Some problems in custom loss functions and so on

Shura · February 7, 2019, 3:35pm

Hi, I’m new in pytorch and try to implement the network for image enhancing.
I managed to run the code below with some warnings(numpy and softmax), but I have some problems in there:

I designed MSE loss function newly for generated images (consists of High Frequency factors in DWT),
and added to loss function for generator like this:

loss_g = criterion_g(imgHR, imgSR.cpu()) + myMSELoss(imgSR_W, imgHR_W)# + criterion_val(validity.cpu(), valid.cpu())

I saw the loss_g.item() has right value,
but it doesn’t seem to be applied in grad. (= .grad unchanges whether myMSELoss is added or net, it generates same images)

For training discriminator, I made some loss function like below:

    val_LR, aux_LR = discriminator(imgLRd.cuda())
    val_HR, aux_HR = discriminator(imgHRd.cuda())
    val_SR, aux_SR = discriminator(imgSRd.cuda())
    loss_d_LR = (criterion_d(aux_LR, labels) + criterion_val(val_LR, fake)) / 2
    loss_d_HR = (criterion_d(aux_HR, labels) + criterion_val(val_HR, valid)) / 2
    loss_d_SR = (criterion_d(aux_SR, labels) + criterion_val(val_SR, fake)) / 2
    loss_d = (loss_d_HR + loss_d_LR + loss_d_SR) / 3
    loss_d.backward()

I saw some solutions for multiple losses in here, I cannot figure out what is wrong with this code.
There are gradients being updated for each trials, but the loss is not converged and have bad performance in test set.
(I like to make the discriminator to classify well for all the images which have various resolutions)

In discriminator, I have two outputs; class label and validity.
And I used pre-trained resnet18 weights as below.
I think it isn’t wrong to append some layers like that, but I don’t have much confidence.

Thanks in advance.

here is the my code:

https://pastebin.com/dVZdmx5J

ptrblck · February 8, 2019, 12:15am

There seem to be some issues in your code.

myMSELoss uses the .data attribute to calculate the loss, which is not recommended. It might break the computation graph, which is most likely the case in your code. Have a look at this small code snippet:

x = torch.randn(1, requires_grad=True)
y = torch.randn(1)
loss = torch.sum((x-y)**2)  # .data will yield an error
loss.backward()
print(x.grad)

If you add .data to the loss calculation, you’ll get an error:

RuntimeError: element 0 of tensors does not require grad and does not have a grad_fn

I guess this error might be masked, since you are using different losses, where some of them might still calculate the correct gradients. You could just remove the .data op in this case.

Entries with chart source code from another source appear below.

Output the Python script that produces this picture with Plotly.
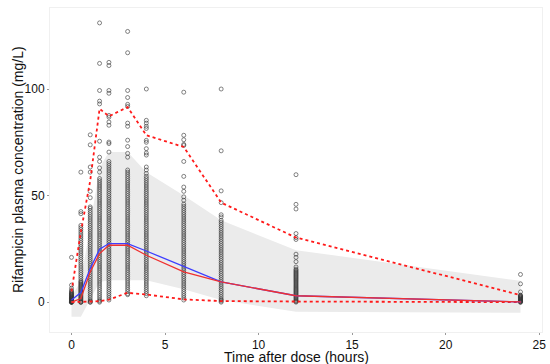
import plotly.graph_objects as go

# nominal sampling times (hours)
times = [0, 0.5, 1, 1.5, 2, 3, 4, 6, 8, 12, 24]

# observed concentrations (mg/L) per sampling time
obs_t0 = [21, 8, 6.5, 5.5, 5, 4.5, 4.2, 3.8, 3.6, 3.3, 3, 2.7, 2.4, 2.2, 2, 1.8, 1.6, 1.4, 1.2, 1,
          0.8, 0.6, 0.5, 0.4, 0.3, 0.2, 0.1, 0, 0, 0, 0]
obs_t05 = [61, 42.5, 41.5, 36, 35, 34, 33, 32, 31, 30, 29, 28, 27, 26, 25, 24, 23, 22, 21, 20, 19, 18,
           17, 16, 15, 14, 13, 12, 11, 10, 9.5, 9, 8.5, 8, 7.5, 7, 6.5, 6, 5.5, 5, 4.5, 4, 3.5, 3,
           2.5, 2, 1.5, 1, 0.5, 0, 0, 0]
obs_t1 = [78.5, 73.8, 63.4, 61, 52, 49, 44.7, 44, 43, 42, 41, 40, 39, 38, 37, 36, 35, 34, 33, 32, 31,
          30, 29, 28, 27, 26, 25, 24, 23, 22, 21, 20, 19, 18, 17, 16, 15, 14, 13, 12, 11, 10, 9, 8,
          7, 6, 5, 4, 3, 2, 1, 0.5, 0, 0]
obs_t15 = [131, 112, 99.3, 94.3, 93, 75.5, 68, 66, 63, 61, 58, 57, 56, 55, 54, 53, 52, 51, 50, 49, 48,
           47, 46, 45, 44, 43, 42, 41, 40, 39, 38, 37, 36, 35, 34, 33, 32, 31, 30, 29, 28, 27, 26,
           25, 24, 23, 22, 21, 20, 19, 18, 17, 16, 15, 14, 13, 12, 11, 10, 9, 8, 7, 6, 5, 4, 3, 2,
           1, 0.5, 0]
obs_t2 = [112.5, 111, 99.3, 98, 87.6, 86.8, 84.5, 83, 75.1, 74.4, 70.4, 66, 65, 64, 63, 62, 61, 60,
          59, 58, 57, 56, 55, 54, 53, 52, 51, 50, 49, 48, 47, 46, 45, 44, 43, 42, 41, 40, 39, 38,
          37, 36, 35, 34, 33, 32, 31, 30, 29, 28, 27, 26, 25, 24, 23, 22, 21, 20, 19, 18, 17, 16,
          15, 14, 13, 12, 11, 10, 9, 8, 7, 6, 5, 4, 3, 2, 1]
obs_t3 = [127, 117, 99.3, 96, 92.8, 91.8, 84, 82.5, 76, 73, 69.8, 68, 62, 61, 60, 59, 58, 57, 56, 55,
          54, 53, 52, 51, 50, 49, 48, 47, 46, 45, 44, 43, 42, 41, 40, 39, 38, 37, 36, 35, 34, 33,
          32, 31, 30, 29, 28, 27, 26, 25, 24, 23, 22, 21, 20, 19, 18, 17, 16, 15, 14, 13, 12, 11,
          10, 9, 8, 7, 6, 5, 4, 3.5]
obs_t4 = [100, 85.3, 84, 82.5, 81.5, 75.9, 75, 72, 70, 69, 63.4, 62, 60.4, 59, 58, 57, 56, 55, 54, 53,
          52, 51, 50, 49, 48, 47, 46, 45, 44, 43, 42, 41, 40, 39, 38, 37, 36, 35, 34, 33, 32, 31,
          30, 29, 28, 27, 26, 25, 24, 23, 22, 21, 20, 19, 18, 17, 16, 15, 14, 13, 12, 11, 10, 9,
          8, 7, 6, 5, 4, 3]
obs_t6 = [98.5, 78.3, 76.2, 74, 73.5, 66, 59, 54, 52, 49.4, 47.8, 46, 45, 44, 43, 42, 41, 40, 39, 38,
          37, 36, 35, 34, 33, 32, 31, 30, 29, 28, 27, 26, 25, 24, 23, 22, 21, 20, 19, 18, 17, 16,
          15, 14, 13, 12, 11, 10, 9, 8, 7, 6, 5, 4, 3, 2, 1]
obs_t8 = [100, 71, 52.2, 46.7, 41, 40, 38.4, 37.5, 36.5, 35.5, 34.5, 33.5, 32.5, 31.5, 30.5, 29.5,
          28.5, 27.5, 26.5, 25.5, 24.5, 23.5, 22.5, 21.5, 20.5, 19.5, 18.5, 17.5, 16.5, 15.5, 14.5,
          13.5, 12.5, 11.5, 10.5, 9.5, 8.5, 7.5, 6.5, 5.5, 4.5, 3.5, 2.5, 1.5, 1, 0.5, 0]
obs_t12 = [59.8, 45.9, 43.7, 32.2, 30.3, 29.4, 22.5, 21, 19, 16.5, 15.5, 15, 14.5, 14, 13.5, 13, 12.5,
           12, 11.5, 11, 10.5, 10, 9.5, 9, 8.5, 8, 7.5, 7, 6.5, 6, 5.5, 5, 4.5, 4, 3.5, 3, 2.5, 2,
           1.5, 1, 0.6, 0.3, 0]
obs_t24 = [13, 8.6, 4.8, 3.3, 3, 2.8, 2.5, 2.3, 2, 1.8, 1.5, 1.3, 1, 0.8, 0.6, 0.4, 0.2, 0, 0]

observed = [obs_t0, obs_t05, obs_t1, obs_t15, obs_t2, obs_t3, obs_t4, obs_t6, obs_t8, obs_t12, obs_t24]

# summary curves
obs_median = [1.0, 4.5, 15.8, 24.8, 27.5, 27.5, 24.0, 16.9, 9.5, 3.0, 0.1]
pred_median = [0.0, 1.7, 14.2, 22.8, 26.7, 26.7, 22.0, 14.2, 9.5, 3.0, 0.1]
obs_p95 = [5, 33, 57, 90.7, 87.2, 91.5, 78.3, 72.8, 46.7, 30.3, 3.3]
obs_p5 = [0, 0, 0.3, 0.5, 1.2, 4.4, 3.6, 1.3, 0.5, 0.3, 0]
pi_upper = [2.5, 10, 36, 63, 70.4, 70.4, 61, 50, 38.4, 24.4, 10]
pi_lower = [-6.9, -6.9, 1, 9.5, 10.3, 10.3, 10.3, 6.0, 1, -4.5, -5]

x_title = "Time after dose (hours)"
y_title = "Rifampicin plasma concentration (mg/L)"

fig = go.Figure()

# prediction interval band
fig.add_trace(go.Scatter(x=times + times[::-1], y=pi_upper + pi_lower[::-1],
                         fill="toself", fillcolor="#ebebeb", line=dict(width=0),
                         mode="lines", hoverinfo="skip", showlegend=False))

# observations
px, py = [], []
for t, vals in zip(times, observed):
    px += [t] * len(vals)
    py += vals
fig.add_trace(go.Scatter(x=px, y=py, mode="markers",
                         marker=dict(symbol="circle-open", size=4,
                                     color="rgba(50,50,50,0.6)", line=dict(width=1)),
                         showlegend=False))

# percentiles
for ys in (obs_p95, obs_p5):
    fig.add_trace(go.Scatter(x=times, y=ys, mode="lines",
                             line=dict(color="#ff1a1a", width=1.8, dash="dot"),
                             showlegend=False))

fig.add_trace(go.Scatter(x=times, y=obs_median, mode="lines",
                         line=dict(color="#3d3dff", width=1.3), showlegend=False))
fig.add_trace(go.Scatter(x=times, y=pred_median, mode="lines",
                         line=dict(color="#f03030", width=1.3), showlegend=False))

fig.update_layout(
    width=550, height=364,
    margin=dict(l=50, r=8, t=8, b=32),
    plot_bgcolor="white", paper_bgcolor="white",
    font=dict(family="Liberation Sans, Arial, sans-serif", color="#111"),
    annotations=[
        dict(text=x_title, xref="paper", yref="paper", x=0.5, y=-0.078,
             xanchor="center", yanchor="middle", showarrow=False, borderpad=0,
             font=dict(size=14)),
        dict(text=y_title, xref="paper", yref="paper", x=-0.065, y=0.5, textangle=-90,
             xanchor="center", yanchor="middle", showarrow=False, borderpad=0,
             font=dict(size=14)),
    ],
)
fig.update_xaxes(range=[-1.15, 25.15], tickvals=[0, 5, 10, 15, 20, 25],
                 automargin=False,
                 showgrid=False, zeroline=False,
                 showline=True, linecolor="#f0f0f0", linewidth=1, mirror=True,
                 ticks="outside", ticklen=2, tickcolor="#999",
                 tickfont=dict(size=12, color="#111"))
fig.update_yaxes(range=[-14, 138], tickvals=[0, 50, 100],
                 automargin=False,
                 showgrid=False, zeroline=False,
                 showline=True, linecolor="#f0f0f0", linewidth=1, mirror=True,
                 ticks="outside", ticklen=2, tickcolor="#999",
                 tickfont=dict(size=12, color="#111"))

fig.write_html("out.html", config={"displayModeBar": False},
               post_script="document.body.style.margin='0';document.body.style.overflow='hidden';")
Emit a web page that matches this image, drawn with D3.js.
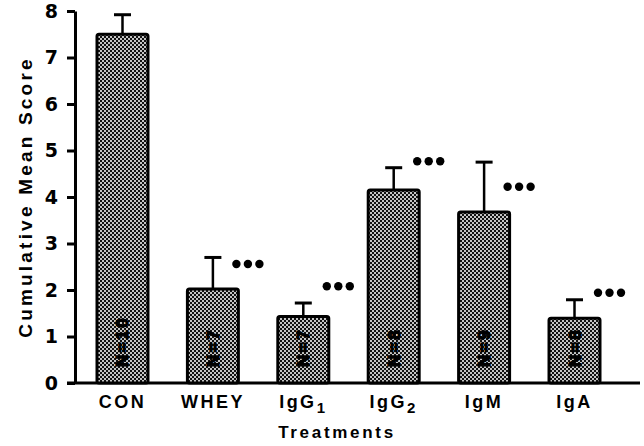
<!DOCTYPE html>
<html>
<head>
<meta charset="utf-8">
<script src="https://cdn.jsdelivr.net/npm/d3@7"></script>
<style>
  body { margin: 0; background: #fff; }
  text { font-family: "Liberation Sans", Arial, sans-serif; font-weight: bold; }
</style>
</head>
<body>
<div id="chart"></div>
<script>
// treatments and cumulative mean scores
const categories = ["CON", "WHEY", "IgG1", "IgG2", "IgM", "IgA"]
const means = [7.5, 2.02, 1.43, 4.15, 3.68, 1.39]
const errors = [0.42, 0.68, 0.29, 0.48, 1.07, 0.4]
const nLabels = ["N=10", "N=7", "N=7", "N=8", "N=9", "N=8"]
const starLevel = [null, 2.56, 2.08, 4.77, 4.22, 1.94]   // where the *** sit, in score units
const yTicks = [0, 1, 2, 3, 4, 5, 6, 7, 8]

const W = 644, H = 446
const margin = { top: 11, right: 4, bottom: 63, left: 75 }

const svg = d3.select("#chart").append("svg")
    .attr("width", W)
    .attr("height", H)

// halftone-ish fill for the bars
const defs = svg.append("defs")
const pat = defs.append("pattern")
    .attr("id", "dots")
    .attr("width", 4).attr("height", 4)
    .attr("patternUnits", "userSpaceOnUse")
pat.append("rect").attr("width", 4).attr("height", 4).attr("fill", "#c4c4c4")
pat.append("rect").attr("width", 2).attr("height", 2).attr("fill", "#111")
pat.append("rect").attr("x", 2).attr("y", 2).attr("width", 2).attr("height", 2).attr("fill", "#111")

const y = d3.scaleLinear()
    .domain([0, 8])
    .range([H - margin.bottom, margin.top])

const x = d3.scaleBand()
    .domain(categories)
    .range([97, 600])
    .paddingInner(0.436)
    .paddingOuter(0)

// y axis
const yAxis = svg.append("g")
    .attr("transform", "translate(" + margin.left + ",0)")
    .call(d3.axisLeft(y).tickValues(yTicks).tickSize(8).tickSizeOuter(0).tickPadding(9))
yAxis.select(".domain").attr("stroke-width", 3)
yAxis.selectAll(".tick line").attr("stroke-width", 3)
yAxis.selectAll(".tick text")
    .attr("font-size", 19)
    .style("font-family", "'DejaVu Sans', sans-serif")
    .attr("fill", "#000")

// baseline
svg.append("line")
    .attr("x1", margin.left - 8).attr("x2", W - margin.right)
    .attr("y1", y(0)).attr("y2", y(0))
    .attr("stroke", "#000").attr("stroke-width", 3)

const rows = categories.map((c, i) => ({
    cat: c, mean: means[i], err: errors[i], n: nLabels[i], star: starLevel[i]
}))

const g = svg.selectAll(".bar")
    .data(rows)
    .enter().append("g")
    .attr("class", "bar")

// error bars (drawn first so the bar outline covers the stem foot)
g.append("line")
    .attr("x1", d => x(d.cat) + x.bandwidth() / 2)
    .attr("x2", d => x(d.cat) + x.bandwidth() / 2)
    .attr("y1", d => y(d.mean))
    .attr("y2", d => y(d.mean + d.err))
    .attr("stroke", "#000").attr("stroke-width", 2.5)
g.append("line")
    .attr("x1", d => x(d.cat) + x.bandwidth() / 2 - 8.5)
    .attr("x2", d => x(d.cat) + x.bandwidth() / 2 + 8.5)
    .attr("y1", d => y(d.mean + d.err))
    .attr("y2", d => y(d.mean + d.err))
    .attr("stroke", "#000").attr("stroke-width", 3)

g.append("rect")
    .attr("x", d => x(d.cat))
    .attr("y", d => y(d.mean))
    .attr("width", x.bandwidth())
    .attr("height", d => y(0) - y(d.mean))
    .attr("rx", 2)
    .attr("fill", "url(#dots)")
    .attr("stroke", "#000")
    .attr("stroke-width", 3)

// N labels, rotated inside the bars
g.append("text")
    .text(d => d.n)
    .attr("transform", d => "translate(" + (x(d.cat) + x.bandwidth() / 2 + 6) + "," + (y(0) - 16) + ") rotate(-90)")
    .attr("font-size", 17)
    .attr("letter-spacing", 2.5)
    .attr("fill", "#000")
    .attr("stroke", "#000")
    .attr("stroke-width", 1.2)

// significance stars
g.filter(d => d.star != null)
    .selectAll("circle")
    .data(d => [-11.5, 0, 11.5].map(o => ({ d: d, o: o })))
    .enter().append("circle")
    .attr("cx", s => x(s.d.cat) + x.bandwidth() / 2 + 35 + s.o)
    .attr("cy", s => y(s.d.star))
    .attr("r", 4.2)
    .attr("fill", "#000")

// category labels with subscripts
const lab = svg.selectAll(".xlab")
    .data(categories)
    .enter().append("text")
    .attr("class", "xlab")
    .attr("x", d => x(d) + x.bandwidth() / 2)
    .attr("y", 408)
    .attr("text-anchor", "middle")
    .attr("font-size", 18)
    .attr("letter-spacing", 2.5)
lab.each(function (d) {
    const t = d3.select(this)
    const m = d.match(/^(IgG)(\d)$/)
    if (m) {
        t.append("tspan").text(m[1])
        t.append("tspan").text(m[2]).attr("font-size", 15).attr("dy", 5)
    } else {
        t.text(d)
    }
})

svg.append("text")
    .attr("x", 337)
    .attr("y", 438)
    .attr("text-anchor", "middle")
    .attr("font-size", 17)
    .attr("letter-spacing", 2.7)
    .text("Treatments")

svg.append("text")
    .attr("transform", "translate(32," + 197 + ") rotate(-90)")
    .attr("text-anchor", "middle")
    .attr("font-size", 19)
    .attr("letter-spacing", 3.2)
    .text("Cumulative Mean Score")
</script>
</body>
</html>
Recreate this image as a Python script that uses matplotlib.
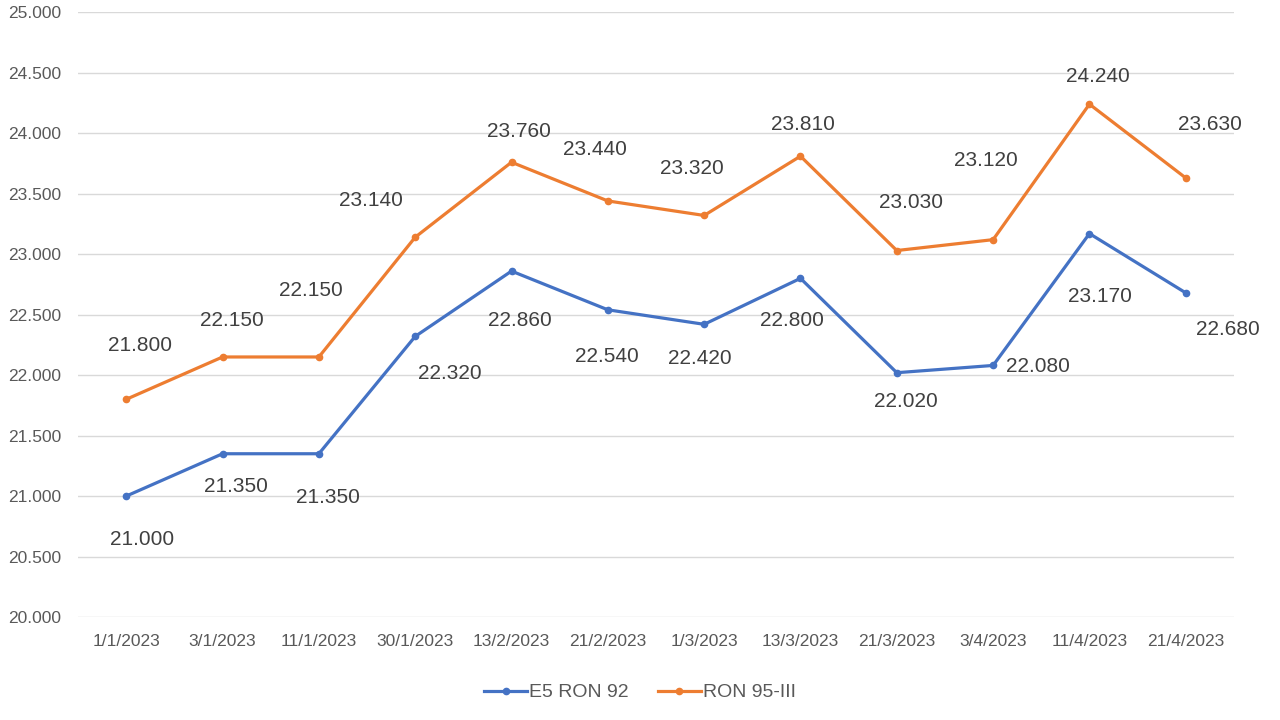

Also, your transformations like transform_RGB2YCBCR detach the tensor from the computation graph, as you are leaving PyTorch and use methods of PIL, which calls numpy under the hood.
I haven’t run your code, but I think your generator won’t be updated at all, since imgSR_Y is detached from it before being passed to the discriminator.
Based on your code it looks like you would like to feed RGB images wo the generator and CBCR to the discriminator. If that’s the case, you would have to write the transformation using PyTorch operations.

Shura · February 8, 2019, 2:18am

Thanks a lot.
Now I can see why the generation results were same at different loss functions.
In fact there was only working criterion.
I’ll try to modify my code more elegantly.

BTW in second question, Does the loss function of D work properly?
I read various ACGAN codes in github, they designed the loss function of discriminator by adding 2 criterions of real and fake images.
And many answers in here about this, they said it is OK to add criterions like that.
In my case, I assigned the generated images as fake, and like to force the generator makes real(high resolution)-like images.
When I ran the code, there were some grads, but now I cannot say that is going well.